Mayo politics: Calleary christening his own first
Minister receives praise across the political spectrum
FIANNA Fáil councillor Sean Carey has returned to his seat beside Annie May Reape in the council chamber after an enduring year in the hot seat, having used his final address as cathaoirleach to reflect on a term that took in more than 500 engagements and over 50,000km behind the wheel.
It was, by any measure, a big year - nine sod-turnings in a single day, an €800,000 design consultancy award for Belmullet, and a starring role hosting Canadian Prime Minister Mark Carney on his ancestral visit to Mayo.
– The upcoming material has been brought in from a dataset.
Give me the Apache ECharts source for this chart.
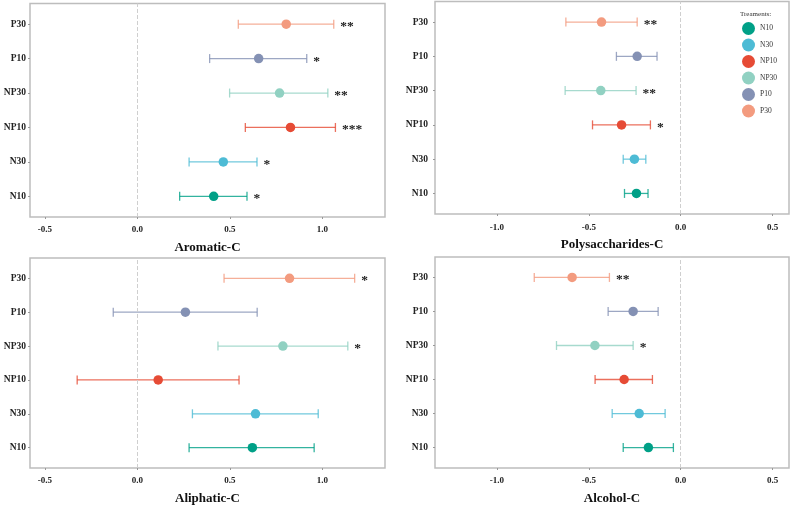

Carey's colleagues queued up to praise him: impartial and fair, said Damien Ryan; done the county proud, said Peter Flynn. Even chief executive Kevin Kelly got a joke in about members wondering whether Carey had been caught in a traffic jam in Bellacorick when awaiting the man in chains' arrival at one event.
But the real story of the AGM wasn't Carey's send-off, warm as it was. It was what happened underneath it - the quiet, steady consolidation of Fianna Fáil's grip on Mayo politics, with one man's fingerprints all over it.
Minister Dara Calleary received praise across the political spectrum at the AGM, with councillors crediting him with delivering "right across the board." Sinn Féin's Gerry Murray talked up the minister's "trojan work" on the Western Rail Corridor, comparing the business of shifting civil servants to invest in counties such as Mayo to "trench warfare."
Brendan Mulroy urged him to keep delivering. Even Blackie Gavin, thanking the minister for keeping the funding taps open, couldn't resist reaching for Pádraig Flynn's old line about making sure to "christen your own first" - a pointed one coming from a councillor who still sits under the Fianna Fáil banner but has made a habit of voting against the party from within it, and well aware that unlike the Flynn era, the cathedral of power now sits in Ballina, stretches to Erris under Carey, and is shifting east under John Caulfield - all strategic and spiritual homes for Fianna Fáil that Gavin's own patch isn't among.
The minister left the AGM chamber to go straight to the Taoiseach's arrival at the Military Barracks - swapping one Fianna Fáil stage for a bigger one. It doesn't get much more on-brand than that. Calleary might have been forgiven for lingering a little longer in the chamber, head turned by the councillors' praise - but he still made it out the door in time for the Taoiseach's arrival at the Barracks.
The problem for Fianna Fáil is that all of this momentum is disproportionately parked in Calleary's own back yard. Whether by design or by sheer coincidence, the absence of a strong county town cumann is still being felt and noted by politicos.
In the Castlebar Municipal District, the party still doesn't have anyone capable of laying a glove on a slick, well-organised Fine Gael operation. The gap widens with each announcement in Castlebar and welcome extended to dignitaries, particularly with three short years before a local election. Any anointed one is yet to raise their hand in Castlebar.
What Calleary does have, though, is geography working in his favour. Sean Carey's term has shored up Erris. Caulfield's elevation should do the same for the east of the county - traditionally important ground for the minister as he builds whatever comes next.
Calleary himself played it typically coy when speaking to Claire Byrne on Newstalk last week about ambition beyond his current role: "There's no vacancy, I'm not even considering it. I'm not doing 'what-iffery,'" he said, when asked about the leadership question that will not go away no matter how often he swats it down.
There is a sense that a rural Taoiseach is what is needed in light of the haemorrhaging of support Fianna Fáil are experiencing in the countryside to Independent Ireland and Aontú, and he would have that backing for that role too.
He has given Micheál Martin his full support in public and in private, but he wasn't going to chase the Taoiseach around the county and provide his undivided attention, not with the time needed to watch Caulfield take the chains in the same chamber he watched with his parents as Annie May Reape became the first and only woman to ever sit as cathaoirleach.
His demeanour has been noted too. On that Newstalk interview, he's the sole cabinet minister capable of showing his personality of late.
The sod-turnings, the Friday morning, afternoon and evening event openings, and as John O'Hara alluded to "the fresh Bonniconlon air he's now breathing in" since his move to the most northerly point of the constituency may have all contributed to him being at his zenith.
There's a knowing sense that any move to leader and then Taoiseach would see those positive hallmarks for Mayo and Fianna Fáil around the county swiftly disappear with the heightened expectation and intense spotlight.
Martin isn't going anywhere and it looks unlikely that he will be pushed.
Why when having so much fun in his role as minister would Calleary be the man to topple him?